Volcker illustra la riforma delle banche, l’opinione degli analisti di Allianz G.I.
E’ previsto per la serata di oggi l’audizione di oggi in Senato dell’ex numero uno della Fed, e oggi consulente economico di Obama, Paul Volcker, sulle regole di riforma della finanza. Quello di oggi sarà il primo di due incontri che potrebbero dissipare le incertezze sulle proposte, espresse in termini molto generali, dal presidente. DealReporter, in una nota citata da Bloomberg, indica la possibilità che le proposte vengano modificate o anche cancellate. Sullo stesso tema e nel medesimo ambito, gli executive di Goldman Sachs, Jp Morgan e altre banche d’affari sottoporranno i loro rilievi il prossimo 4 febbraio.

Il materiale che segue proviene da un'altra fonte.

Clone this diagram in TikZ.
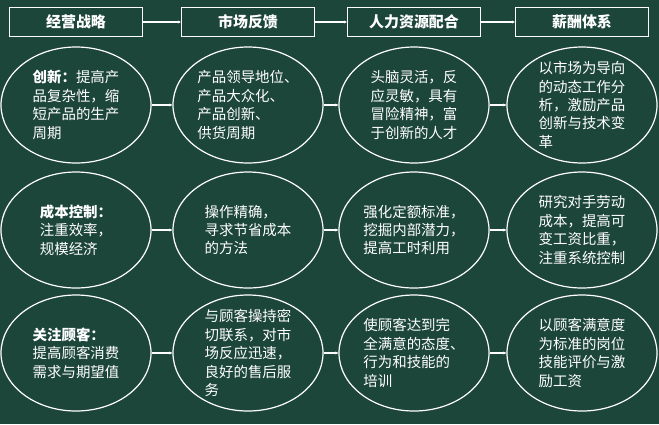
\documentclass[tikz,border=0pt]{standalone}
\usepackage{fontspec}
\newfontfamily\cjk{Noto Sans CJK SC}
\usetikzlibrary{shapes.geometric,arrows.meta}
\definecolor{bg}{HTML}{1D463A}
\begin{document}
\begin{tikzpicture}[x=1bp,y=-1bp,
  hdr/.style={draw=white,line width=1.2bp,minimum width=133bp,minimum height=29bp,font=\cjk\bfseries\fontsize{15}{18}\selectfont,text=white},
  ell/.style={draw=white,line width=1.2bp,ellipse,minimum width=150bp,minimum height=116bp,inner sep=0pt},
  txt/.style={text=white,align=left,font=\cjk\fontsize{14.5}{18.5}\selectfont},
  con/.style={draw=white,line width=1.2bp,-{Stealth[length=3bp,width=3bp]}}]
\fill[bg] (0,0) rectangle (659,424);
\useasboundingbox (0,0) rectangle (659,424);
\node[hdr] (h1) at (76,22) {经营战略};
\node[hdr] (h2) at (248,22) {市场反馈};
\node[hdr] (h3) at (414,22) {人力资源配合};
\node[hdr] (h4) at (582,22) {薪酬体系};
\foreach \a/\b in {h1/h2,h2/h3,h3/h4} \draw[con] (\a) -- (\b);
\foreach \r/\y in {1/105,2/230,3/353}{
  \foreach \c/\x in {1/76,2/248,3/414,4/582}{
    \node[ell] (e\r\c) at (\x,\y) {};
  }
  \draw[con] (e\r1) -- (e\r2);
  \draw[con] (e\r2) -- (e\r3);
  \draw[con] (e\r3) -- (e\r4);
}
\node[txt] at (e11) {\textbf{创新：}提高产\\品复杂性，缩\\短产品的生产\\周期};
\node[txt] at (e12) {产品领导地位、\\产品大众化、\\产品创新、\\供货周期};
\node[txt] at (e13) {头脑灵活，反\\应灵敏，具有\\冒险精神，富\\于创新的人才};
\node[txt] at (e14) {以市场为导向\\的动态工作分\\析，激励产品\\创新与技术变\\革};
\node[txt] at (e21) {\textbf{成本控制：}\\注重效率，\\规模经济};
\node[txt] at (e22) {操作精确，\\寻求节省成本\\的方法};
\node[txt] at (e23) {强化定额标准，\\挖掘内部潜力，\\提高工时利用};
\node[txt] at (e24) {研究对手劳动\\成本，提高可\\变工资比重，\\注重系统控制};
\node[txt] at (e31) {\textbf{关注顾客：}\\提高顾客消费\\需求与期望值};
\node[txt] at (e32) {与顾客操持密\\切联系，对市\\场反应迅速，\\良好的售后服\\务};
\node[txt] at (e33) {使顾客达到完\\全满意的态度、\\行为和技能的\\培训};
\node[txt] at (e34) {以顾客满意度\\为标准的岗位\\技能评价与激\\励工资};
\end{tikzpicture}
\end{document}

Obama ha chiaramente affermato che molte delle difficoltà causate nel corso degli ultimi anni hanno avuto origine dalle operazioni di trading di “casinò” (soprattutto legate al private equity e agli hedge fund) in cui venivano tenuti in scarsa considerazione i relativi rischi. Obama intende quindi mettere dei paletti per limitare la libertà di azione delle “banche dei cittadini” rifocalizzandole sulle attività di cui gli stessi cittadini e gli elettori hanno effettivo bisogno. Ne consegue che, nel lungo periodo, il settore bancario continuerà ad essere un settore molto regolamentato e altamente competitivo, con sempre più scarse opportunità di leverage e di aumenti dei rendimenti per dipendenti e azionisti connessi a livelli di rischio crescenti. Di contro verrebbe incoraggiato un ritorno alla qualità dei prodotti e ad una riduzione dei costi per i servizi.Ciò dovrebbe produrre una sempre maggior convergenza tra gli interessi del governo e dei cittadini, lasciando che gli elementi di mercato a rischio più elevato vengano assorbiti nell’ambito di tutto il sistema capitalista. Nella sostanza, questo processo richiederà comunque diverso tempo anche perché la vendita forzata di questi asset finanziari da parte delle banche che scelgono di rimanere “banche del cittadino”, non è utile per nessuna delle parti.
Tuttavia vi potrebbero essere altre conseguenze per le “banche – casinò”, i proprietary trading, i private equity e gli hedge fund; in sostanza, maggiori requisiti patrimoniali tenderebbero a sostituire il meccanismo implicito di supporto da parte del governo (vedasi “discount window” della Federal Reserve) e condurre ad un accesso meno facile al credito a buon mercato. Queste misure ridurrebbero in modo significativo i rapporti di leva, che si erano creati grazie alle strette relazioni delle banche di investimento con i rispettivi clienti (private equity e hedge fund). In questo modo il costo del capitale potrà aumentare e gli investitori scopriranno così che molti dei “fantastici” ritorni dei proprietary trader e degli hedge fund erano alimentati unicamente dal leverage. In futuro è dunque lecito pensare che avremo rendimenti inferiori associati a commissioni minori.
Una considerazione importante è che queste limitazioni alle opportunità di crescita negli USA potrebbero indurre molte banche statunitensi a espandersi a livello internazionale; ciò promuoverebbe tra l’altro la crescita di economie meno sviluppate che hanno bisogno di “importare” modelli finanziari più forti, ma limiterebbero ovviamente la crescita e i ritorni economici negli stessi USA. Inoltre va considerato che ci sono voluti quattro anni per attuare i cambiamenti necessari dopo l’ultima crisi finanziaria degli anni Trenta, per cui investitori, uomini politici, banche e cittadini potrebbero essere costretti a pazientare. Inoltre si tratterebbe di un processo non solo ad impatto globale, dal momento che ciascun Paese cercherà di risolvere i propri problemi nazionali, ma anche con conseguenze a cascata, in quanto ogni Paese adotterebbe al contempo gli spunti migliori degli altri governi.
È innegabile che il contesto politico e generale scelto per presentare queste proposte non sia stato casuale, dato che sono state rese note il giorno dell’annuncio dei risultati di Goldman Sachs. Ciò dimostra la completa incapacità del settore, a livello globale, di tenere nella giusta considerazione l’opinione che il cittadino medio (l’elettore) ha delle banche in quanto organizzazioni, della loro gestione e dei loro meccanismi di retribuzione. La stessa miopia sussiste nei confronti dell’opinione pubblica generale, con riguardo agli impatti economici locali e nazionali più importanti legati agli elevati livelli di disoccupazione e, a più lungo termine, alle probabili disattese promesse statali sul fronte del sistema pensionistico e assistenziale a causa del deficit pubblico e della crescente pressione fiscale.